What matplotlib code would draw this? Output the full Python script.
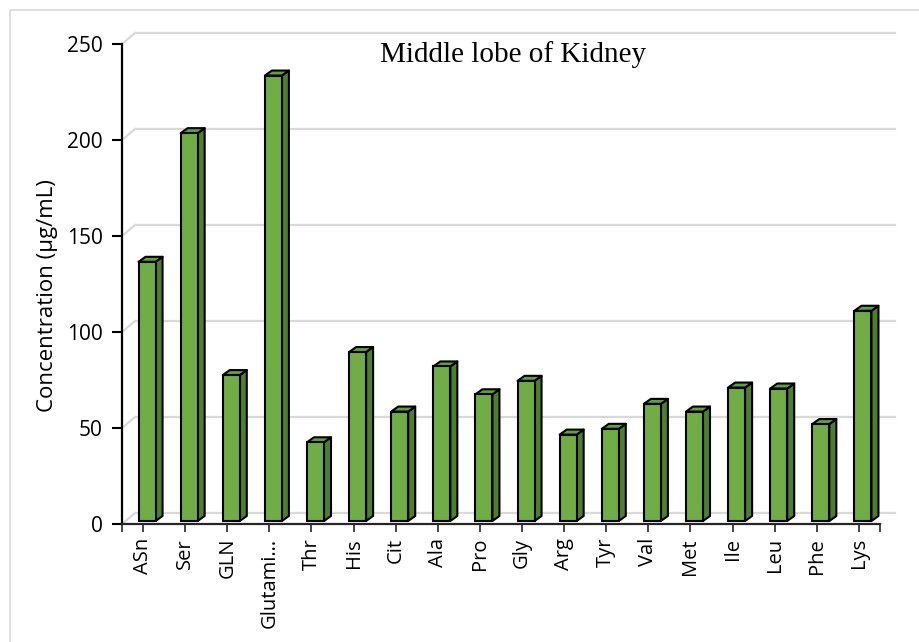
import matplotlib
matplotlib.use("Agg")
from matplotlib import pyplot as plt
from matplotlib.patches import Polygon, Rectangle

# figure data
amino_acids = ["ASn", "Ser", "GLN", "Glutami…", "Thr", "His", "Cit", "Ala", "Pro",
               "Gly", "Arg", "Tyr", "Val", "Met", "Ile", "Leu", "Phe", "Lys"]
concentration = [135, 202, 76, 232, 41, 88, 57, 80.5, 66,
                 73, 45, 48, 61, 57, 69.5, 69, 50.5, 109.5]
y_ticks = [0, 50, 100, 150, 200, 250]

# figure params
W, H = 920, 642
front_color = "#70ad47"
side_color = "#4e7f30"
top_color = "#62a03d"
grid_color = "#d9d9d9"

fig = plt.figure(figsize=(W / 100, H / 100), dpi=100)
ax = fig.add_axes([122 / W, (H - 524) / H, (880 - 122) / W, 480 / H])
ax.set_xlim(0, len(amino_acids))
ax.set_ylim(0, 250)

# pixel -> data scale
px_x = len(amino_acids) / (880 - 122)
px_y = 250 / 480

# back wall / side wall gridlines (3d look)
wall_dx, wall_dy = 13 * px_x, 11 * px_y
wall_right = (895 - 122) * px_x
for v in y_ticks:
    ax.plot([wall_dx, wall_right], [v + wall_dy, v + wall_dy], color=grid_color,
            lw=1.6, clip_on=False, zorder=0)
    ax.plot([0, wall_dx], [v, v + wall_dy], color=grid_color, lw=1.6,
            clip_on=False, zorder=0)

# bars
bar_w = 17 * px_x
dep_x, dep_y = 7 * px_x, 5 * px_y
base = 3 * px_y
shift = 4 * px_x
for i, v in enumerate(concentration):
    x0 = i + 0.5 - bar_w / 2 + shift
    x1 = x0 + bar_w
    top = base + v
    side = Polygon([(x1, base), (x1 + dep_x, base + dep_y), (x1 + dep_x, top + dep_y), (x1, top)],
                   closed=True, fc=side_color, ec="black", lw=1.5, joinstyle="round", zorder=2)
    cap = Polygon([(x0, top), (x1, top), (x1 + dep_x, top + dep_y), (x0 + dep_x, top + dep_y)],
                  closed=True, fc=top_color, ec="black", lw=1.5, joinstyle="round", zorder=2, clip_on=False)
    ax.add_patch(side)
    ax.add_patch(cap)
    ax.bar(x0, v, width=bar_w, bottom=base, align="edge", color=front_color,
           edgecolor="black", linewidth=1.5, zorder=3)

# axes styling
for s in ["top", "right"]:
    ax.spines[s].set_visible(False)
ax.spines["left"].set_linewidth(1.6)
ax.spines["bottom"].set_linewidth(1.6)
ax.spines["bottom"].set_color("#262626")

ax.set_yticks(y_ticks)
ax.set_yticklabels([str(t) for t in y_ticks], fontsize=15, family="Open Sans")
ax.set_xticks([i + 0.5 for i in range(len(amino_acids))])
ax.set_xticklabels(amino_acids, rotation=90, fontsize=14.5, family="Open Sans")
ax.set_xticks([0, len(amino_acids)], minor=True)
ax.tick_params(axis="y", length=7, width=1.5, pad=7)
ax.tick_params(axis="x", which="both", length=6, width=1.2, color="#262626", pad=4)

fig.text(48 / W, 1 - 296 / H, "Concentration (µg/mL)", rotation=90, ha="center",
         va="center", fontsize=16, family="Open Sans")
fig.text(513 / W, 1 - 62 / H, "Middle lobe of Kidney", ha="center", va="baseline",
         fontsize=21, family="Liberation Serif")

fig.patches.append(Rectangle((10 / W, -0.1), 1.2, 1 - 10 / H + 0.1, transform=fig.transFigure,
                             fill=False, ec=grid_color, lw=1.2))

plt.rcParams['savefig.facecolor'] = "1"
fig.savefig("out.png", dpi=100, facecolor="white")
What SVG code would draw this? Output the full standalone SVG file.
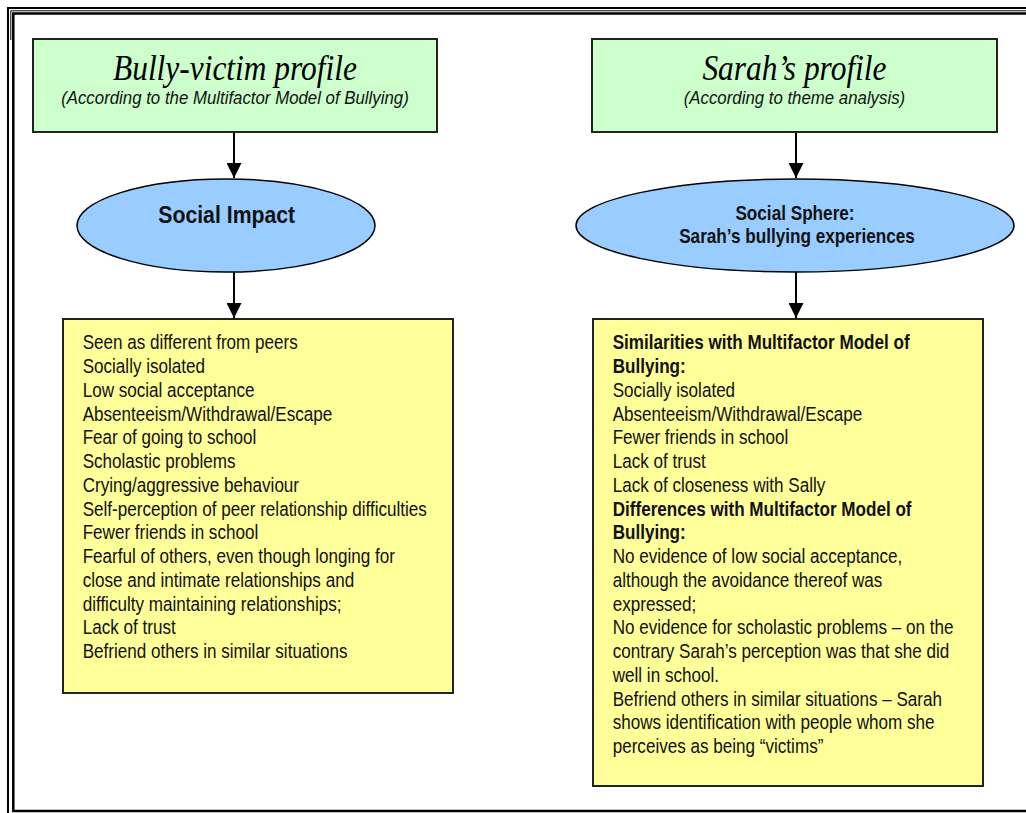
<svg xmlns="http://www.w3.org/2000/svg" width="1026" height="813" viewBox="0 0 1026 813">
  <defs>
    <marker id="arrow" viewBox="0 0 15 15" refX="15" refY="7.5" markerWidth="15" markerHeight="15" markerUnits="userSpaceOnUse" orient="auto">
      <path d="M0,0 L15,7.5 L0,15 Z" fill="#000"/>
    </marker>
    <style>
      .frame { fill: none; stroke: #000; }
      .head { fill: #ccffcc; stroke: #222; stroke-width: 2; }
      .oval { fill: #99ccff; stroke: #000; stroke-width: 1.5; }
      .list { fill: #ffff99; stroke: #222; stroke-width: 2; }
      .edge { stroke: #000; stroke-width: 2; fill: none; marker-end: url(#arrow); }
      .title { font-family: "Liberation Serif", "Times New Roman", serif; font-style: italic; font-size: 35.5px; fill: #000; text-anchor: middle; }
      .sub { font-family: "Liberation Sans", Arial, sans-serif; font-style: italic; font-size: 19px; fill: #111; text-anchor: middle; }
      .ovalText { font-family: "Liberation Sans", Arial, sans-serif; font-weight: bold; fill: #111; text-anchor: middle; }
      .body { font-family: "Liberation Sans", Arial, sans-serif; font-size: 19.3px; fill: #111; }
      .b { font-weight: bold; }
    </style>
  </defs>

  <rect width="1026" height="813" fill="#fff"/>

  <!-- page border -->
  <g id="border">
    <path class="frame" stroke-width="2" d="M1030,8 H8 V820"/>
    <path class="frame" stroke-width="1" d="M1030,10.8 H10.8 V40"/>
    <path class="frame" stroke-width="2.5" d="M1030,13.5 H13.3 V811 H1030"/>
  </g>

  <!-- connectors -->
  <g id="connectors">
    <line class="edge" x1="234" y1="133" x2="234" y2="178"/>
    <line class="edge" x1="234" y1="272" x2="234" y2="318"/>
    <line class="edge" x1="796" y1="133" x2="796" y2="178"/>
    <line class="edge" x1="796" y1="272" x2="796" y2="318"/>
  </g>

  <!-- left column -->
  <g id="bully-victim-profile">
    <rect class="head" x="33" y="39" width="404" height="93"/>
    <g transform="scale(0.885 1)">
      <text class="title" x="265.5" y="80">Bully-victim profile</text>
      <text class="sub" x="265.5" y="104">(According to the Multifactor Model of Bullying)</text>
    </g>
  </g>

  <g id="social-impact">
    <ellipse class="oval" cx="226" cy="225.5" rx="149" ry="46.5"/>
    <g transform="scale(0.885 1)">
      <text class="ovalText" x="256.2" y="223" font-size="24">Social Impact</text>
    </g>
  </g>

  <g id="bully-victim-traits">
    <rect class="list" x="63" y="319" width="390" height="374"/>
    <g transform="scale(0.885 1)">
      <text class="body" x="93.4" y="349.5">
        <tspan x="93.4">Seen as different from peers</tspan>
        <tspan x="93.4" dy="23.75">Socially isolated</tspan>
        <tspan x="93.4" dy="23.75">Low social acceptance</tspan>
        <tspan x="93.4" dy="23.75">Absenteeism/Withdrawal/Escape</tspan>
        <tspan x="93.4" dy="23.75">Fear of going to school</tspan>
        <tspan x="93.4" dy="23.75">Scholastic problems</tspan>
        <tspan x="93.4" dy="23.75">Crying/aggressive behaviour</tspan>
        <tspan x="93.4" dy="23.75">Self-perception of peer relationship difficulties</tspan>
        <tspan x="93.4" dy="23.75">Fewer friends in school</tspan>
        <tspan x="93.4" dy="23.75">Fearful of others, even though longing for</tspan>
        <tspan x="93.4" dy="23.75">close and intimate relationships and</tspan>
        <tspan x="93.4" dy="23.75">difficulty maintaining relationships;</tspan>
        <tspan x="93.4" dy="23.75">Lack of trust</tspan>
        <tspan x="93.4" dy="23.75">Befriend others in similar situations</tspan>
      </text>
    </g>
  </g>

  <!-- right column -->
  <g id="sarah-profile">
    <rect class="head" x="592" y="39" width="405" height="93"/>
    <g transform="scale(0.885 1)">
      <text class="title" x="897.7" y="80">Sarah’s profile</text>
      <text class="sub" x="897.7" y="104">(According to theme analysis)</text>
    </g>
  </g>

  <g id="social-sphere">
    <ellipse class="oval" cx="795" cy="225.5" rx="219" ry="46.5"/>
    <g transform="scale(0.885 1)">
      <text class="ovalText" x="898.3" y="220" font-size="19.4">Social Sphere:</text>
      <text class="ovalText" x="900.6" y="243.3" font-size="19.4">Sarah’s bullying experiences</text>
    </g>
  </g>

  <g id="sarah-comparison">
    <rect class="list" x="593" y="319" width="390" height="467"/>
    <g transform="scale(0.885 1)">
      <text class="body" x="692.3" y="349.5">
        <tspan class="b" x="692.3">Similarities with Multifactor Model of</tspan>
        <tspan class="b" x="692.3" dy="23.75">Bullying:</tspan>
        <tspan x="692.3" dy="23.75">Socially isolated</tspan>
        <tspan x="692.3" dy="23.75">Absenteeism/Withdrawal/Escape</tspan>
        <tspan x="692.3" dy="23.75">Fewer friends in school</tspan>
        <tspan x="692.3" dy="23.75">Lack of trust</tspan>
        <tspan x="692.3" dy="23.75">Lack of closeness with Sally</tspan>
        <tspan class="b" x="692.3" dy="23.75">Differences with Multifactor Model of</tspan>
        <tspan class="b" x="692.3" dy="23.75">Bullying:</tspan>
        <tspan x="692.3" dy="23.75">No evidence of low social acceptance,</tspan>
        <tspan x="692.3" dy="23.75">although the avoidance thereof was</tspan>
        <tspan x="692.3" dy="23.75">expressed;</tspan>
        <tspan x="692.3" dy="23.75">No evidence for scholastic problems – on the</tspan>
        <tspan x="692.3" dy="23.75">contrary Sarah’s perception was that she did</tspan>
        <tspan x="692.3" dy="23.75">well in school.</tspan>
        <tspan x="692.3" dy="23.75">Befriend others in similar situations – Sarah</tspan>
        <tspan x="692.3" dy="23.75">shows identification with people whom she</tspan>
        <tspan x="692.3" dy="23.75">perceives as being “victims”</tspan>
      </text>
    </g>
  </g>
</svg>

════

> Problem requirements
Skip every picture and return the lines above from the top through the one that contains "from matplotlib.patches import".

> Complete answer
What matplotlib code would draw this? Output the full Python script.
import matplotlib
matplotlib.use("Agg")
from matplotlib import pyplot as plt
from matplotlib.patches import Polygon, Rectangle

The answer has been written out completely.